Their only interest is locating a specific piece of text that happens to be embedded within a lot of other text. There may be some clues in that other text that they will need to locate the text they are after, but they couldn't give two hoots whether that other text is self-consistant with some gml/html/xhtml standard.
For this type of application, not only does parsing the surrounding html require a considerable amount of effort and time--both programmer time and processor time--given the flexibility of browsers to DWIM with badly written HTML/XTML, it would often set the programmer on a hiding to nothing to even try. Luckily, HTML::Parser and freinds are pragmatically and specifically written to gloss over the finer points of those standards and operate in a manner that DWTALTPWAMs (Do What The Average, Less Than Perfect, Web Author Means).
Even so, after 5 years, I have still to see any convincing argument against the opinions I expressed when I wrote Being a heretic and going against the party line.. I still find it far quicker to use a 'bunch of regex' to extract the data I want from the average, subject-to-change, website than to work out which combination of modules and methods are required to 'do it properly'. And when things change, I find it easier to adjust the regex than figure out which other module or modules and methods I now require.

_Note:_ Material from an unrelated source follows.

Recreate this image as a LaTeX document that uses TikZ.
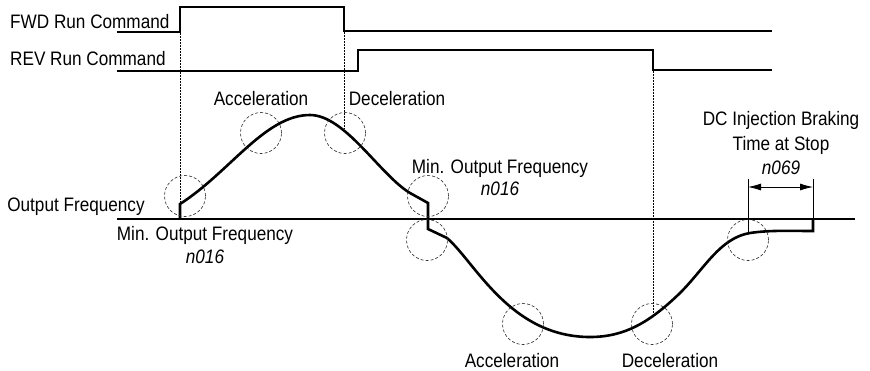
\documentclass[tikz,border=0pt]{standalone}
\usepackage{fontspec}
\setmainfont[FakeStretch=0.88]{Liberation Sans}
\usetikzlibrary{arrows.meta}
\begin{document}
\begin{tikzpicture}[x=1pt,y=-1pt,
  lbl/.style={font=\fontsize{19.5}{21}\selectfont, inner sep=0pt},
  sig/.style={line width=2pt, line join=miter},
  axisline/.style={line width=2.2pt},
  freq/.style={line width=2.6pt, line join=miter},
  guide/.style={line width=0.7pt, dash pattern=on 2pt off 1pt},
  ring/.style={line width=0.6pt, dash pattern=on 3pt off 2pt, black!85},
  dim/.style={line width=0.8pt},
  dimarrow/.style={line width=0.8pt, {Latex[length=13pt,width=7pt]}-{Latex[length=13pt,width=7pt]}}]
\useasboundingbox (0,0) rectangle (870,370);

% labels
\node[lbl, anchor=base west] (fwd) at (10,28) {FWD Run Command};
\node[lbl, anchor=base west] (rev) at (10,65) {REV Run Command};
\node[lbl, anchor=base] (acc1) at (261,105) {Acceleration};
\node[lbl, anchor=base] (dec1) at (397,105) {Deceleration};
\node[lbl, anchor=base] (out) at (76,211) {Output Frequency};
\node[lbl, anchor=base] (minl) at (205,240) {Min. Output Frequency};
\node[lbl, anchor=base] (nl) at (205,263) {\itshape n016};
\node[lbl, anchor=base] (minr) at (500,173) {Min. Output Frequency};
\node[lbl, anchor=base] (nr) at (500,195) {\itshape n016};
\node[lbl, anchor=base] (dc1) at (781,125) {DC Injection Braking};
\node[lbl, anchor=base] (dc2) at (781,150) {Time at Stop};
\node[lbl, anchor=base] (n69) at (781,174) {\itshape n069};
\node[lbl, anchor=base] (acc2) at (512,367) {Acceleration};
\node[lbl, anchor=base] (dec2) at (670,367) {Deceleration};

% signal lines
\draw[sig] (117,32) -- (180,32) -- (180,7) -- (344,7) -- (344,31) -- (772,31);
\draw[sig] (117,71) -- (358,71) -- (358,50) -- (653,50) -- (653,70) -- (772,70);

% coordinates
\coordinate (f0) at (180,219);
\coordinate (f1) at (180,204);
\coordinate (pk) at (310,115);
\coordinate (f2) at (410,193);
\coordinate (f3) at (428,203);
\coordinate (f4) at (428,229);
\coordinate (f5) at (447,238);
\coordinate (bt) at (590,337);
\coordinate (f6) at (680,293);
\coordinate (f7) at (750,233);
\coordinate (f8) at (813,231);
\coordinate (f9) at (813,219);

% guide lines
\draw[guide] (180,33) -- (f1);
\draw[guide] (344,32) -- (344,129);
\draw[guide] (653,71) -- (653,317);

% axis
\draw[axisline] (117,219) -- (855,219);

% output frequency curve
\draw[freq] (f0) -- (f1) .. controls (230,172) and (265,115) .. (pk)
  .. controls (345,115) and (380,175) .. (f2) -- (f3) -- (f4) -- (f5)
  .. controls (475,262) and (510,337) .. (bt)
  .. controls (625,337) and (650,322) .. (f6)
  .. controls (705,268) and (720,238) .. (f7)
  .. controls (770,230) and (790,231) .. (f8) -- (f9);

% dashed rings
\foreach \cx/\cy in {185/196, 261/133, 345/133, 428/196, 427/240, 523/324, 652/324, 748/240}
  \draw[ring] (\cx,\cy) circle[radius=20.5pt];

% dimension
\coordinate (d1) at (748,179);
\coordinate (d2) at (813,179);
\draw[dim] (d1) -- (748,233);
\draw[dim] (d2) -- (f9);
\draw[dimarrow] (748,187) -- (813,187);
\end{tikzpicture}
\end{document}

I think that there is an element of 'laziness gone to far' in the dogma that regex is "unreadable, unmaintainable and hard". It is a complex tool with complex rules, just as every parser out there. You have to learn to use it, just as with every other parsing tool out there. It has limitations just like every other parser out there.

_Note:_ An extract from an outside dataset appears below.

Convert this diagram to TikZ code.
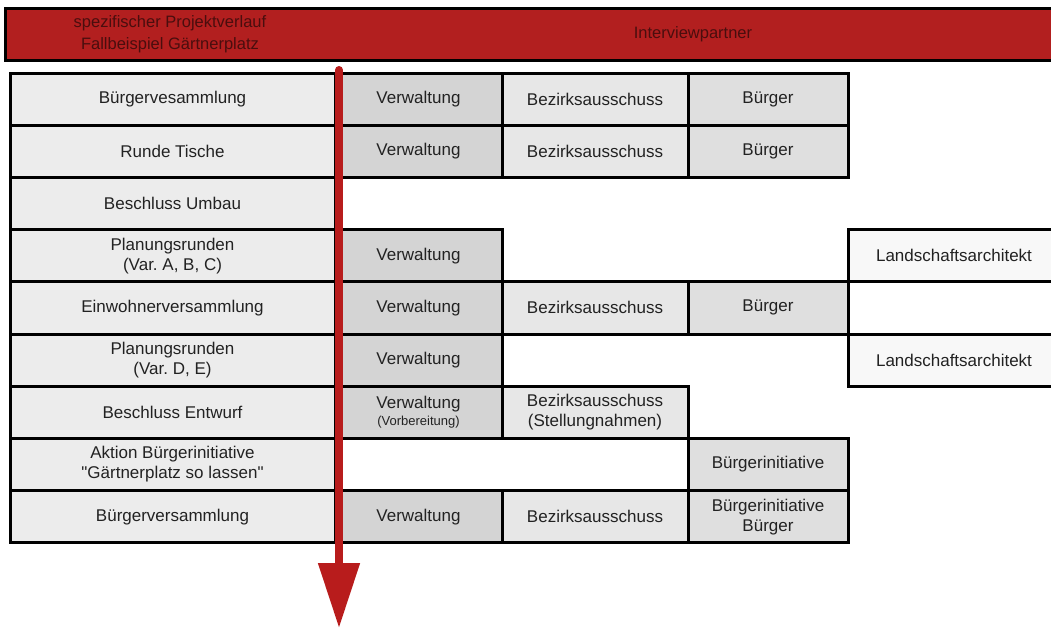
\documentclass[tikz,border=0pt]{standalone}
\usepackage{fontspec}
\setmainfont{Liberation Sans}
\newfontfamily\rawquote{Liberation Sans}
\newcommand{\dq}{{\rawquote"}}
\frenchspacing
\usetikzlibrary{arrows.meta}

\definecolor{headred}{HTML}{B21F1F}
\definecolor{headtext}{HTML}{4A0E0E}
\definecolor{arrowred}{HTML}{B81C1C}
\definecolor{celltext}{HTML}{222222}
\definecolor{stepgray}{HTML}{ECECEC}
\definecolor{verwgray}{HTML}{D4D4D4}
\definecolor{bagray}{HTML}{E7E7E7}
\definecolor{buergray}{HTML}{DFDFDF}
\definecolor{lagray}{HTML}{F8F8F8}

\begin{document}
\begin{tikzpicture}[x=1pt, y=-1pt,
		cell/.style={draw=black, line width=3pt, minimum height=52.2pt, inner sep=0pt,
			align=center, text=celltext, font=\fontsize{17}{20}\selectfont},
		headtxt/.style={align=center, text=headtext, font=\fontsize{16.5}{22}\selectfont},
		timeline/.style={draw=arrowred, line width=8pt, line cap=round,
			-{Triangle[width=40pt, length=65pt, fill=arrowred]}}]
		\clip (0,0) rectangle (1051,630);
		\fill[white] (0,0) rectangle (1051,630);

		% Kopfzeile
		\filldraw[fill=headred, draw=black, line width=3pt] (5,8) rectangle (1070,60);
		\node[headtxt] (kopf) at (170,34) {spezifischer Projektverlauf\\Fallbeispiel Gärtnerplatz};
		\node[headtxt] (partner) at (693,34) {Interviewpartner};

		% Projektschritte
		\foreach \i/\txt in {1/Bürgervesammlung, 2/Runde Tische, 3/Beschluss Umbau,
				4/{Planungsrunden\\(Var. A, B, C)}, 5/Einwohnerversammlung,
				6/{Planungsrunden\\(Var. D, E)}, 7/Beschluss Entwurf,
				8/{Aktion Bürgerinitiative\\\dq Gärtnerplatz so lassen\dq}, 9/Bürgerversammlung} {
			\node[cell, fill=stepgray, minimum width=325pt] (step\i) at (172.5, {73+(\i-0.5)*52.2}) {\txt};
		}

		% Verwaltung
		\foreach \i in {1,2,4,5,6,9} {
			\node[cell, fill=verwgray, minimum width=167pt] (verw\i) at (418.5, {73+(\i-0.5)*52.2}) {Verwaltung};
		}
		\node[cell, fill=verwgray, minimum width=167pt] (verw7) at (418.5, {73+6.5*52.2})
			{Verwaltung\\[-3pt]{\fontsize{13}{15}\selectfont(Vorbereitung)}};

		% Bezirksausschuss
		\foreach \i in {1,2,5,9} {
			\node[cell, fill=bagray, minimum width=186pt] (ba\i) at (595, {73+(\i-0.5)*52.2}) {Bezirksausschuss};
		}
		\node[cell, fill=bagray, minimum width=186pt] (ba7) at (595, {73+6.5*52.2})
			{Bezirksausschuss\\(Stellungnahmen)};

		% Buerger
		\foreach \i in {1,2,5} {
			\node[cell, fill=buergray, minimum width=160pt] (buerg\i) at (768, {73+(\i-0.5)*52.2}) {Bürger};
		}
		\node[cell, fill=buergray, minimum width=160pt] (buerg8) at (768, {73+7.5*52.2}) {Bürgerinitiative};
		\node[cell, fill=buergray, minimum width=160pt] (buerg9) at (768, {73+8.5*52.2}) {Bürgerinitiative\\Bürger};

		% Landschaftsarchitekt
		\foreach \i in {4,6} {
			\node[cell, fill=lagray, minimum width=212pt] (la\i) at (954, {73+(\i-0.5)*52.2}) {Landschaftsarchitekt};
		}

		% Zeitachse
		\coordinate (zeit0) at (339,70);
		\coordinate (zeit1) at (339,628);
		\draw[timeline] (zeit0) -- (zeit1);
	\end{tikzpicture}
\end{document}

And there are several significant advantages of learning to use regex, over every other parsing tool out there.
Mostly, take the time to learn to use regex well and you'll not need to run off to cpan to grab, and spend time learning to use, one of ten new modules, each of which purport to do what you need, but each of which has its own set of limitations and caveats.
I have a regex based parser for math expressions, with precedence and identifiers, assignment and variadic functions. It's all of 60 lines including the comprehensive test suite! One day I'll get around to cleaning it up and posting it somewhere.
Examine what is said, not who speaks -- Silence betokens consent -- Love the truth but pardon error.
"Science is about questioning the status quo. Questioning authority".
In the absence of evidence, opinion is indistinguishable from prejudice.